Nous assistons ce soir dans la Halle aux grains à un concert rare. D’abord par la présence à la tête de l’Orchestre National du Capitole de Toulouse d'Ariane Matiakh, cheffe française qui dirige et enregistre bien davantage outre-Rhin. Ensuite, nous allons écouter un Pelléas et Mélisande nettement moins connu que le chef-d'œuvre de Debussy, celui de Fauré, et cinq mélodies du même compositeur qui ne sont jamais données ensemble. Enfin nous découvrirons un oratorio de Franck qui ne court pas les concerts. Joie de la découverte !
La suite que Fauré a tirée de son ballet Pelléas et Mélisande raconte tellement peu l’histoire imaginée par le dramaturge Maeterlinck qu’on pourrait presque se passer de l’argument. Il s’agit très simplement d’une des plus belles pages symphoniques du compositeur. Le Prélude, splendide et délicat, est pris sur un tempo retenu ; on retient aussi notre respiration mais on est vite emporté par un souffle, le discours est clair, Ariane Matiakh nous prend par la main et ne nous lâche pas. Le grand thème de Mélisande est splendide ; peut-être l’apparition de l’affreux Golaud est-elle un peu trop lisse mais ce n’est pas grave.
La Fileuse qui suit tisse un lyrisme placide, sans menace, sans orage, le rouet des violons impeccablement à sa place, présent et doux. La célèbre Sicilienne a le charme évocateur d’une campagne bucolique. Sa mélodie mémorisable entre mille restera longtemps à nos oreilles, habilement prolongée par une harmonie qui s’échappe des doigts magiques de la harpiste Liliana Safikhanova. Après qu’elle a aimé, puis chanté, Mélisande meurt. La marche funèbre qui se déploie dans la dernière pièce est tout en retenue, comme si la musique ne voulait pas avancer mais rester là, dans l’état de tristesse infinie qui emporte la jeune femme loin des bras de Pelléas.

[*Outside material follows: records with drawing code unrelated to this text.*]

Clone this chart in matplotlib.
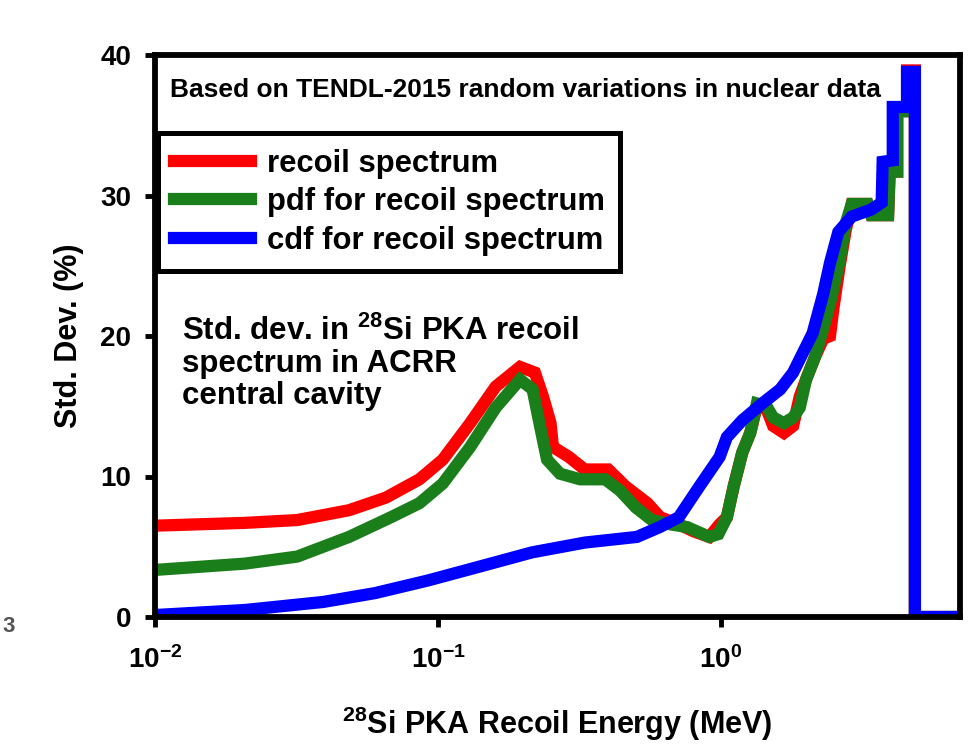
import matplotlib
matplotlib.use("Agg")
import matplotlib.pyplot as plt
from matplotlib.ticker import FixedLocator, NullLocator, LogFormatterSciNotation

plt.rcParams['font.family'] = ['Liberation Sans', 'DejaVu Sans']
plt.rcParams['font.weight'] = 'bold'
plt.rcParams['mathtext.fontset'] = 'custom'
plt.rcParams['mathtext.rm'] = 'Liberation Sans:bold'
plt.rcParams['mathtext.it'] = 'Liberation Sans:bold'
plt.rcParams['mathtext.bf'] = 'Liberation Sans:bold'

# ---- data (energy in MeV, std. dev. in %) ----
recoil_E = [0.01, 0.0208, 0.0318, 0.0485, 0.0655, 0.086, 0.104, 0.13, 0.16, 0.195,
            0.22, 0.235, 0.25, 0.255, 0.29, 0.33, 0.40, 0.46, 0.55, 0.61, 0.71, 0.80,
            0.91, 0.99, 1.05, 1.11, 1.19, 1.27, 1.34, 1.45, 1.53, 1.67, 1.80, 1.9, 2.0,
            2.15, 2.3, 2.43, 2.5, 2.63, 2.76, 2.9, 3.3, 3.4, 3.9, 3.95, 4.2, 4.2, 4.55,
            4.55, 4.85, 4.85, 7.0]
recoil_sd = [6.5, 6.7, 6.9, 7.6, 8.5, 9.8, 11.2, 13.8, 16.4, 17.8,
             17.4, 15.7, 13.8, 12.1, 11.4, 10.5, 10.5, 9.3, 8.1, 7.1, 6.6, 6.1,
             5.7, 6.6, 7.1, 9.3, 11.7, 13.1, 15.0, 14.8, 13.6, 13.1, 13.6, 15.7, 16.9,
             18.5, 19.8, 20.0, 22.0, 25.0, 27.5, 29.4, 29.4, 28.6, 28.6, 31.7, 31.7, 36.0, 36.0,
             38.9, 38.9, 0.0, 0.0]

pdf_E = [0.01, 0.0208, 0.0318, 0.0485, 0.0682, 0.086, 0.104, 0.13, 0.16, 0.195,
         0.216, 0.23, 0.243, 0.27, 0.318, 0.39, 0.44, 0.50, 0.57, 0.66, 0.76, 0.91,
         0.98, 1.05, 1.11, 1.19, 1.27, 1.34, 1.45, 1.53, 1.67, 1.8, 1.9, 2.0, 2.15,
         2.3, 2.45, 2.63, 2.76, 2.9, 3.3, 3.4, 3.9, 3.95, 4.2, 4.2, 4.55, 4.55, 4.85,
         4.85, 7.0]
pdf_sd = [3.35, 3.8, 4.3, 5.7, 7.1, 8.1, 9.5, 12.1, 14.9, 16.9,
          16.2, 13.5, 11.2, 10.2, 9.8, 9.8, 9.0, 7.8, 6.9, 6.6, 6.4, 5.7,
          5.9, 7.1, 9.3, 11.7, 13.1, 15.2, 15.0, 14.2, 13.8, 14.2, 14.9, 16.9, 18.5,
          20.5, 22.6, 25.4, 28.0, 29.4, 29.4, 28.6, 28.6, 31.7, 31.7, 36.0, 36.0, 38.6, 38.6,
          0.0, 0.0]

cdf_E = [0.01, 0.0208, 0.0393, 0.0599, 0.0922, 0.141, 0.215, 0.331, 0.505, 0.608,
         0.71, 0.84, 0.99, 1.05, 1.19, 1.4, 1.62, 1.8, 2.11, 2.3, 2.43, 2.6, 2.9,
         3.4, 3.7, 3.73, 4.05, 4.05, 4.55, 4.55, 4.85, 4.85, 7.0]
cdf_sd = [0.14, 0.5, 1.07, 1.7, 2.6, 3.6, 4.6, 5.3, 5.7, 6.4,
          7.1, 9.3, 11.4, 12.8, 14.0, 15.2, 16.2, 17.4, 20.2, 23.0, 25.2, 27.4, 28.5,
          29.0, 29.5, 32.4, 32.5, 36.3, 36.3, 38.8, 38.8, 0.0, 0.0]

labels = ['recoil spectrum', 'pdf for recoil spectrum', 'cdf for recoil spectrum']
colors = ['#ff0000', '#1a7f1a', '#0000ff']
x_ticks = [0.01, 0.1, 1.0]
y_ticks = [0, 10, 20, 30, 40]

fig = plt.figure(figsize=(9.68, 7.52), dpi=100)
ax = fig.add_axes([155/968, 1-617/752, 805/968, 562/752])

lw = 8.8
ax.plot(recoil_E, recoil_sd, color=colors[0], lw=lw, label=labels[0], solid_joinstyle='miter')
ax.plot(pdf_E, pdf_sd, color=colors[1], lw=lw, label=labels[1], solid_joinstyle='miter')
ax.plot(cdf_E, cdf_sd, color=colors[2], lw=lw, label=labels[2], solid_joinstyle='miter')

ax.set_xscale('log')
ax.set_xlim(0.01, 7.0)
ax.set_ylim(0, 40)
ax.xaxis.set_major_locator(FixedLocator(x_ticks))
ax.xaxis.set_major_formatter(LogFormatterSciNotation())
ax.xaxis.set_minor_locator(NullLocator())
ax.yaxis.set_major_locator(FixedLocator(y_ticks))

for s in ax.spines.values():
    s.set_linewidth(4.2)
    s.set_color('black')
ax.tick_params(axis='both', which='major', direction='out', length=7, width=3.5,
               labelsize=20)
ax.tick_params(axis='x', pad=14)
ax.tick_params(axis='y', pad=10)
for lab in ax.get_xticklabels() + ax.get_yticklabels():
    lab.set_fontweight('bold')

ax.set_xlabel(r'$^{28}$Si PKA Recoil Energy (MeV)', fontsize=22, fontweight='bold', labelpad=22)
ax.set_ylabel('Std. Dev. (%)', fontsize=22, fontweight='bold', labelpad=12)

leg = ax.legend(loc='upper left', bbox_to_anchor=(0.004, 0.861), borderaxespad=0,
                fontsize=22.3, handlelength=2.5, handletextpad=0.5, labelspacing=0.28,
                borderpad=0.5, fancybox=False, framealpha=1, edgecolor='black')
leg.get_frame().set_linewidth(3.6)
for t in leg.get_texts():
    t.set_fontweight('bold')

ax.text(0.019, 0.938, 'Based on TENDL-2015 random variations in nuclear data',
        transform=ax.transAxes, fontsize=19, fontweight='bold', va='center', ha='left')
ax.text(0.0335, 0.537, 'Std. dev. in $^{28}$Si PKA recoil\nspectrum in ACRR\ncentral cavity',
        transform=ax.transAxes, fontsize=22.5, fontweight='bold', va='top', ha='left',
        linespacing=1.1)

fig.text(0.009, 1-626/752, '3', fontsize=16, color='#555555', ha='center', va='center')

fig.savefig('out.png', dpi=100)
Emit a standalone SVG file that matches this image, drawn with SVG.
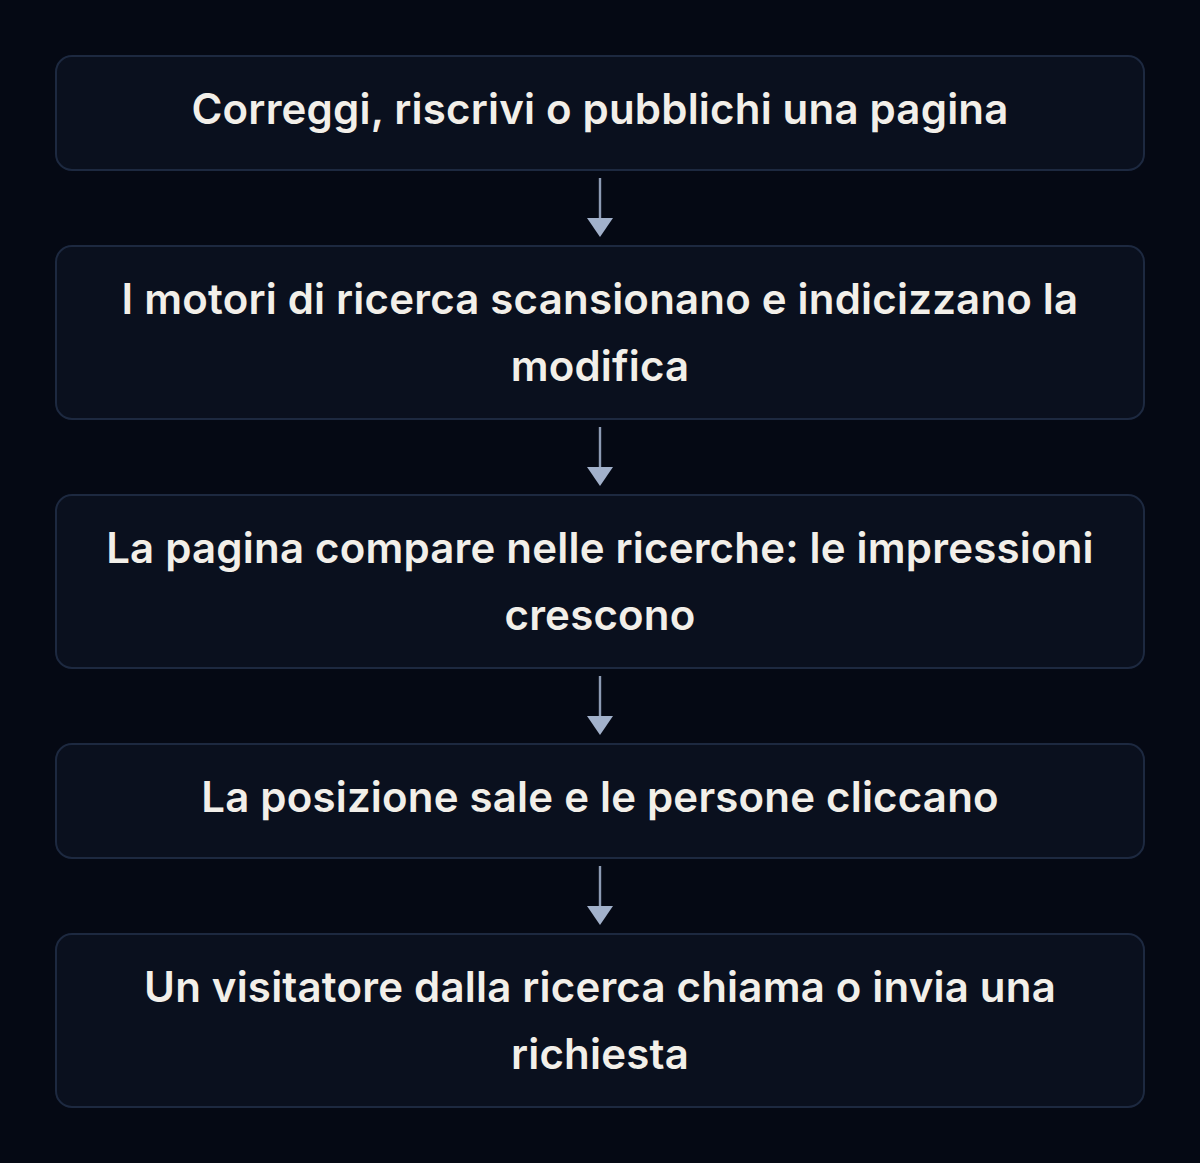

S'ensuivent cinq mélodies de Fauré, bien plus connues dans leur version avec piano que dans leur orchestration, exhumée avec la complicité du Palazzetto Bru Zane. Ariane Matiakh lance, de sa baguette tenue en-dedans, un Clair de lune qui nous permet de découvrir la voix de Julien Behr, naturelle et détendue. Mais c’est en écoutant juste après la diction parfaite de Jean-Sébastien Bou dans En prière qu’on mesure le déficit de prononciation du ténor. En nous offrant chaque mot sur un plateau, le baryton appréhende sa partie avec douceur et humilité, à tel point que sa vision d’une mort sur la croix paraît presque apaisée.